Bitcoin treasury adoption by public companies has emerged as the new altcoin season for crypto speculators, according to Adam Back.
“Bitcoin treasury season is the new ALT SZN for speculators,” said Back, co-founder and CEO of Blockstream and the creator of Hashcash. “Time to dump ALTs into BTC or BTC treasuries,” he added.
Back noted that these Bitcoin-focused companies are repeatedly acquiring BTC to boost their Bitcoin holdings per share. Many are leveraging various financing strategies, such as convertible note offerings, to accumulate more Bitcoin and enhance their appeal to investors.
His remarks follow a surge in corporate Bitcoin adoption, with the number of public companies holding BTC having doubled since June 5.

According to BitcoinTreasuries.NET, at least 240 public companies now hold Bitcoin on their balance sheets, nearly doubling from 124 just weeks ago. These firms collectively account for approximately 3.96% of the total Bitcoin supply.

Back previously predicted that institutional and government adoption could turn Bitcoin into a $200 trillion market opportunity. He believes Bitcoin treasury firms are front-running hyperbitcoinization — a theoretical future in which Bitcoin replaces fiat currencies and becomes the dominant global currency, driven by its deflationary economic model.

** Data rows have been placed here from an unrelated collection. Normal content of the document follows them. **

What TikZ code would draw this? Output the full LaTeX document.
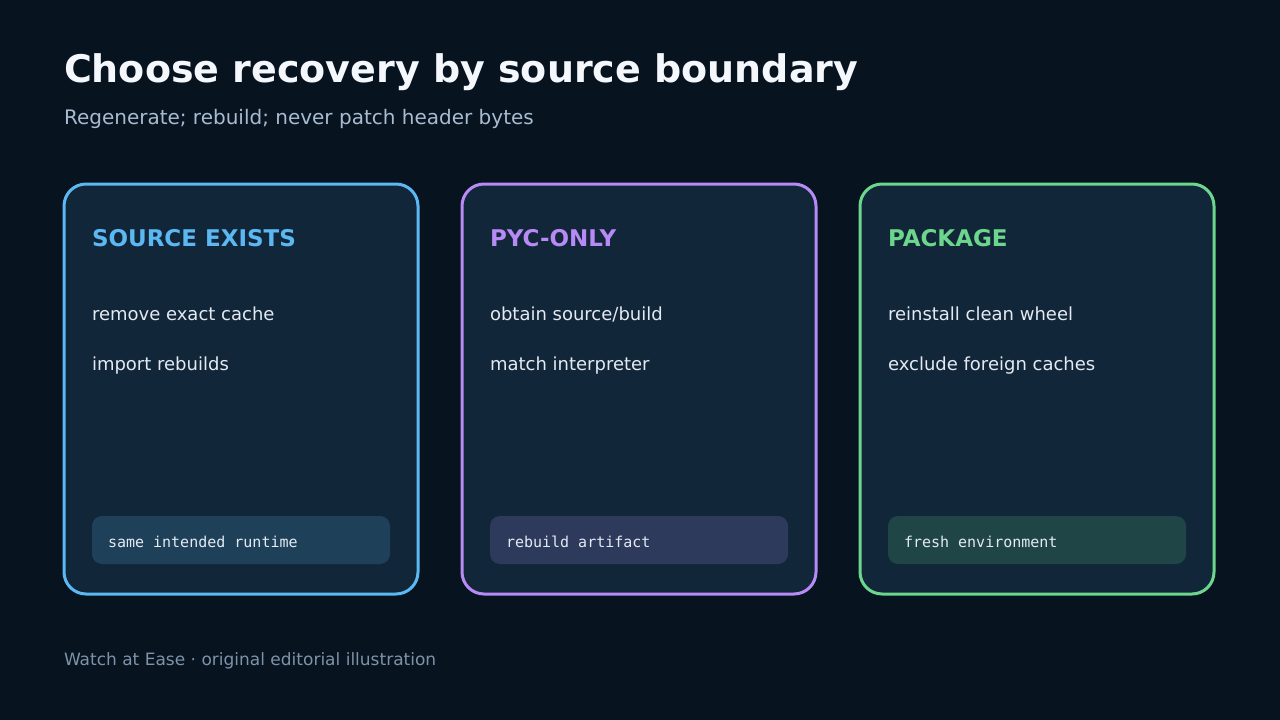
\documentclass[tikz,border=0pt]{standalone}
\usepackage{fontspec}
\setmainfont{DejaVu Sans}
\setmonofont{DejaVu Sans Mono}
\definecolor{bg}{HTML}{07131F}
\definecolor{cardfill}{HTML}{12263A}
\definecolor{cblue}{HTML}{5BB8F2}
\definecolor{cpurple}{HTML}{B78AF5}
\definecolor{cgreen}{HTML}{6CD68C}
\definecolor{pblue}{HTML}{1E4059}
\definecolor{ppurple}{HTML}{2D3A5C}
\definecolor{pgreen}{HTML}{1F4546}
\definecolor{titlec}{HTML}{F4F7FB}
\definecolor{subc}{HTML}{A8BBD0}
\definecolor{bodyc}{HTML}{E3EAF2}
\definecolor{footc}{HTML}{7E92A8}
\tikzset{
  txt/.style={anchor=base west, inner sep=0pt, outer sep=0pt},
  card/.style={draw=#1, line width=3pt, fill=cardfill, rounded corners=22pt},
  pill/.style={fill=#1, rounded corners=10pt},
  head/.style={txt, text=#1, font=\fontsize{23}{27}\selectfont\bfseries},
  body/.style={txt, text=bodyc, font=\fontsize{18}{22}\selectfont},
  mono/.style={txt, text=bodyc, font=\fontsize{15}{18}\ttfamily},
}
\begin{document}
\begin{tikzpicture}[x=1pt, y=-1pt]
\fill[bg] (0,0) rectangle (1280,720);
\useasboundingbox (0,0) rectangle (1280,720);
\node[txt, text=titlec, font=\fontsize{38}{44}\selectfont\bfseries] (title) at (64,82) {Choose recovery by source boundary};
\node[txt, text=subc, font=\fontsize{20}{24}\selectfont] (sub) at (64,124) {Regenerate; rebuild; never patch header bytes};
% card 1
\draw[card=cblue] (64,184) rectangle (418,594);
\fill[pill=pblue] (92,516) rectangle (390,564);
\node[head=cblue] (h1) at (92,246) {SOURCE EXISTS};
\node[body] (a1) at (92,320) {remove exact cache};
\node[body] (b1) at (92,370) {import rebuilds};
\node[mono] (p1) at (108,547) {same intended runtime};
% card 2
\draw[card=cpurple] (462,184) rectangle (816,594);
\fill[pill=ppurple] (490,516) rectangle (788,564);
\node[head=cpurple] (h2) at (490,246) {PYC-ONLY};
\node[body] (a2) at (490,320) {obtain source/build};
\node[body] (b2) at (490,370) {match interpreter};
\node[mono] (p2) at (506,547) {rebuild artifact};
% card 3
\draw[card=cgreen] (860,184) rectangle (1214,594);
\fill[pill=pgreen] (888,516) rectangle (1186,564);
\node[head=cgreen] (h3) at (888,246) {PACKAGE};
\node[body] (a3) at (888,320) {reinstall clean wheel};
\node[body] (b3) at (888,370) {exclude foreign caches};
\node[mono] (p3) at (904,547) {fresh environment};
\node[txt, text=footc, font=\fontsize{17}{20}\selectfont] (foot) at (64,665) {Watch at Ease · original editorial illustration};
\end{tikzpicture}
\end{document}
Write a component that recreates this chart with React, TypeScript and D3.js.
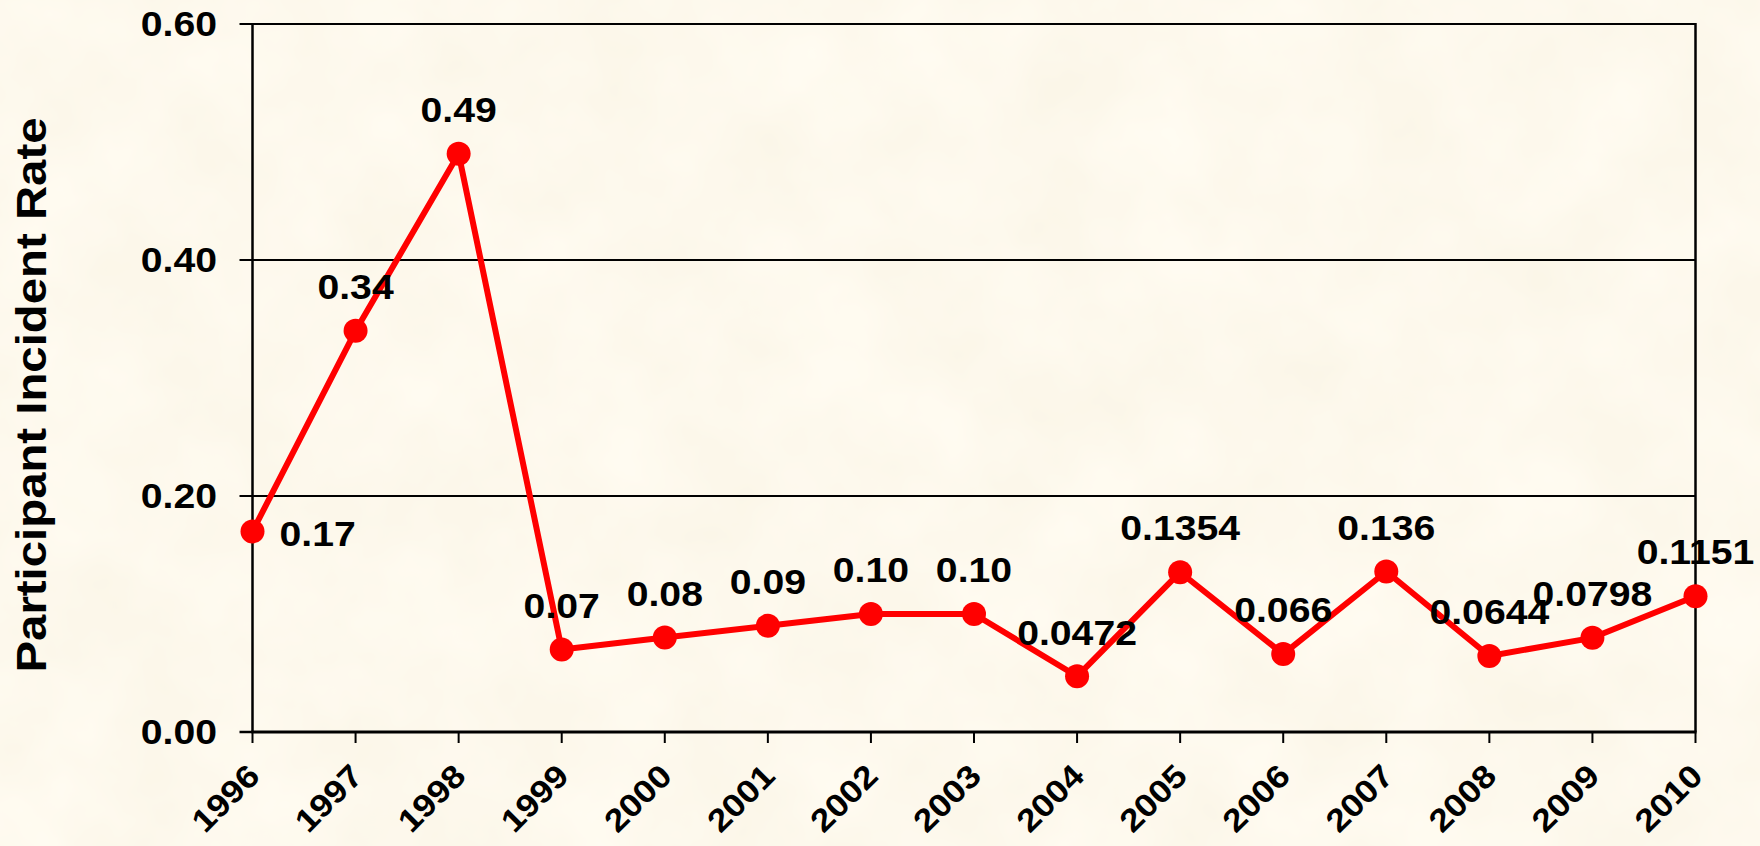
import React from "react";
import * as d3 from "d3";

const years = ["1996","1997","1998","1999","2000","2001","2002","2003","2004","2005","2006","2007","2008","2009","2010"];
const rates = [0.17, 0.34, 0.49, 0.07, 0.08, 0.09, 0.10, 0.10, 0.0472, 0.1354, 0.066, 0.136, 0.0644, 0.0798, 0.1151];
const labels = ["0.17","0.34","0.49","0.07","0.08","0.09","0.10","0.10","0.0472","0.1354","0.066","0.136","0.0644","0.0798","0.1151"];
const yTicks = [0, 0.2, 0.4, 0.6];
const yTickLabels = ["0.00", "0.20", "0.40", "0.60"];
const yTitle = "Participant Incident Rate";

const W = 1760, H = 846;
const FONT = "'Liberation Sans', Arial, sans-serif";
const SX = 1.12;

export default function App() {
  const x = d3.scalePoint<string>().domain(years).range([252.5, 1695.5]);
  const y = d3.scaleLinear().domain([0, 0.6]).range([732, 24]);
  const line = d3.line<number>().x((_, i) => x(years[i])!).y(d => y(d));

  return (
    <svg width={W} height={H} style={{ position: "absolute", left: 0, top: 0 }} xmlns="http://www.w3.org/2000/svg">
      <defs>
        <filter id="parch" x="0" y="0" width="100%" height="100%">
          <feTurbulence type="fractalNoise" baseFrequency="0.009" numOctaves="4" seed="7" result="n" />
          <feColorMatrix in="n" type="matrix"
            values="0.06 0 0 0 0.955  0.07 0 0 0 0.91  0.11 0 0 0 0.79  0 0 0 0 1" />
        </filter>
      </defs>
      <rect x={0} y={0} width={W} height={H} fill="#FCF1D9" />
      <rect x={0} y={0} width={W} height={H} filter="url(#parch)" />

      {/* gridlines */}
      {yTicks.filter(t => t > 0).map(t => (
        <line key={"g" + t} x1={x(years[0])! - 13} x2={x(years[years.length - 1])!} y1={y(t)} y2={y(t)} stroke="#000" strokeWidth={2} />
      ))}
      {/* y axis */}
      <line x1={x(years[0])!} x2={x(years[0])!} y1={y(0.6)} y2={y(0) + 1} stroke="#000" strokeWidth={2.5} />
      <line x1={x(years[0])! - 13} x2={x(years[0])!} y1={y(0)} y2={y(0)} stroke="#000" strokeWidth={2.5} />
      {/* right border */}
      <line x1={x(years[years.length - 1])!} x2={x(years[years.length - 1])!} y1={y(0.6) - 1} y2={y(0)} stroke="#000" strokeWidth={2.5} />
      {/* x axis */}
      <line x1={x(years[0])! - 1} x2={x(years[years.length - 1])! + 1} y1={y(0)} y2={y(0)} stroke="#000" strokeWidth={3} />
      {years.map(yr => (
        <line key={"t" + yr} x1={x(yr)} x2={x(yr)} y1={y(0)} y2={y(0) + 11} stroke="#000" strokeWidth={2} />
      ))}

      {/* y tick labels */}
      {yTicks.map((t, i) => (
        <text key={"yl" + t} transform={`translate(217,${y(t)}) scale(${SX},1)`} textAnchor="end" dominantBaseline="central"
          fontFamily={FONT} fontWeight="bold" fontSize={35} fill="#000">{yTickLabels[i]}</text>
      ))}

      {/* x tick labels */}
      {years.map(yr => (
        <text key={"xl" + yr} transform={`translate(${x(yr)! + 1},${y(0) + 38}) rotate(-45) scale(${SX},1)`} textAnchor="end" dominantBaseline="central"
          fontFamily={FONT} fontWeight="bold" fontSize={32} fill="#000">{yr}</text>
      ))}

      {/* y title */}
      <text transform={`translate(46,395) rotate(-90)`} textAnchor="middle"
        fontFamily={FONT} fontWeight="bold" fontSize={42} textLength={555} lengthAdjust="spacingAndGlyphs" fill="#000">{yTitle}</text>

      {/* series line */}
      <path d={line(rates)!} fill="none" stroke="#FF0000" strokeWidth={6} strokeLinejoin="round" />
      {rates.map((v, i) => (
        <circle key={"c" + i} cx={x(years[i])} cy={y(v)} r={12} fill="#FF0000" />
      ))}

      {/* data labels */}
      {rates.map((v, i) => {
        const px = x(years[i])!;
        const py = y(v);
        const right = i === 0;
        return (
          <text key={"dl" + i}
            transform={right ? `translate(${px + 27},${py + 2}) scale(${SX},1)` : `translate(${px},${py - 44}) scale(${SX},1)`}
            textAnchor={right ? "start" : "middle"} dominantBaseline="central"
            fontFamily={FONT} fontWeight="bold" fontSize={35} fill="#000">{labels[i]}</text>
        );
      })}
    </svg>
  );
}
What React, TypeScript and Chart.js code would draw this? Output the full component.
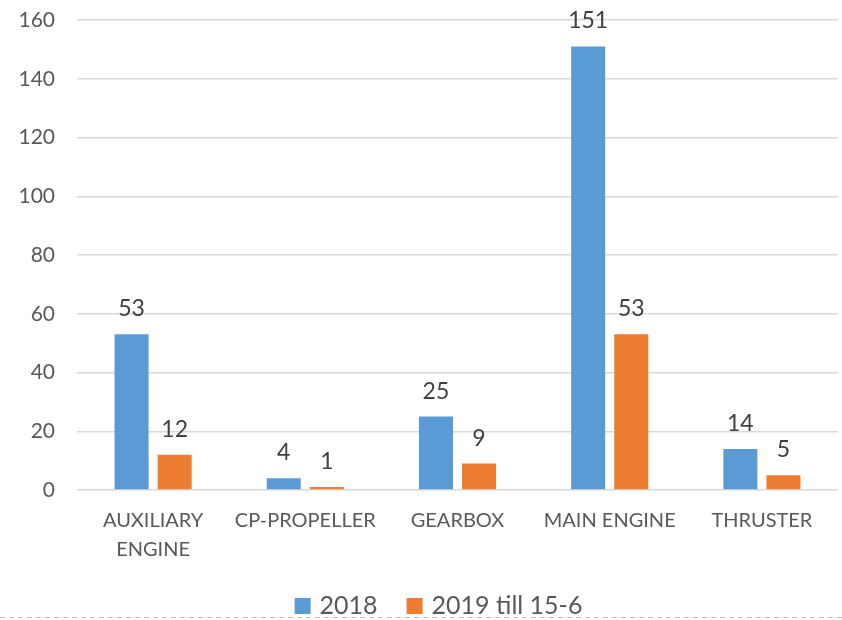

However, Bitcoin treasury firms are also raising concerns among shareholders. For example, on May 27, Japanese investment firm Metaplanet’s Bitcoin premium surged to $596,154, indicating that investors were paying over five times the actual value of Bitcoin for exposure through its shares.
Bitcoin investments could help offset losses from altcoins
Still, Back suggested that Bitcoin-focused companies might provide a way for investors to recover their altcoin losses.
“I was encouraging them to find a way out of alts,” Back said in a post on X Monday. “Maybe they can recover their losses by shifting to BTC through treasury firms,” he added.
Corporate adoption of crypto continues to gain momentum. On June 12, Nasdaq-listed Mercurity Fintech Holding revealed plans to raise $800 million to build a “long-term” Bitcoin treasury reserve.
Just days earlier, on June 9, Paris-based cryptocurrency firm The Blockchain Group announced a $340 million fundraising initiative to create a corporate Bitcoin treasury, highlighting growing institutional interest in Europe.
While altcoins have struggled to gain traction, they too are beginning to see institutional support. On June 11, Cointelegraph reported that Nasdaq-listed fitness equipment maker Interactive Strength plans to raise $500 million to establish a Fetch.ai token treasury.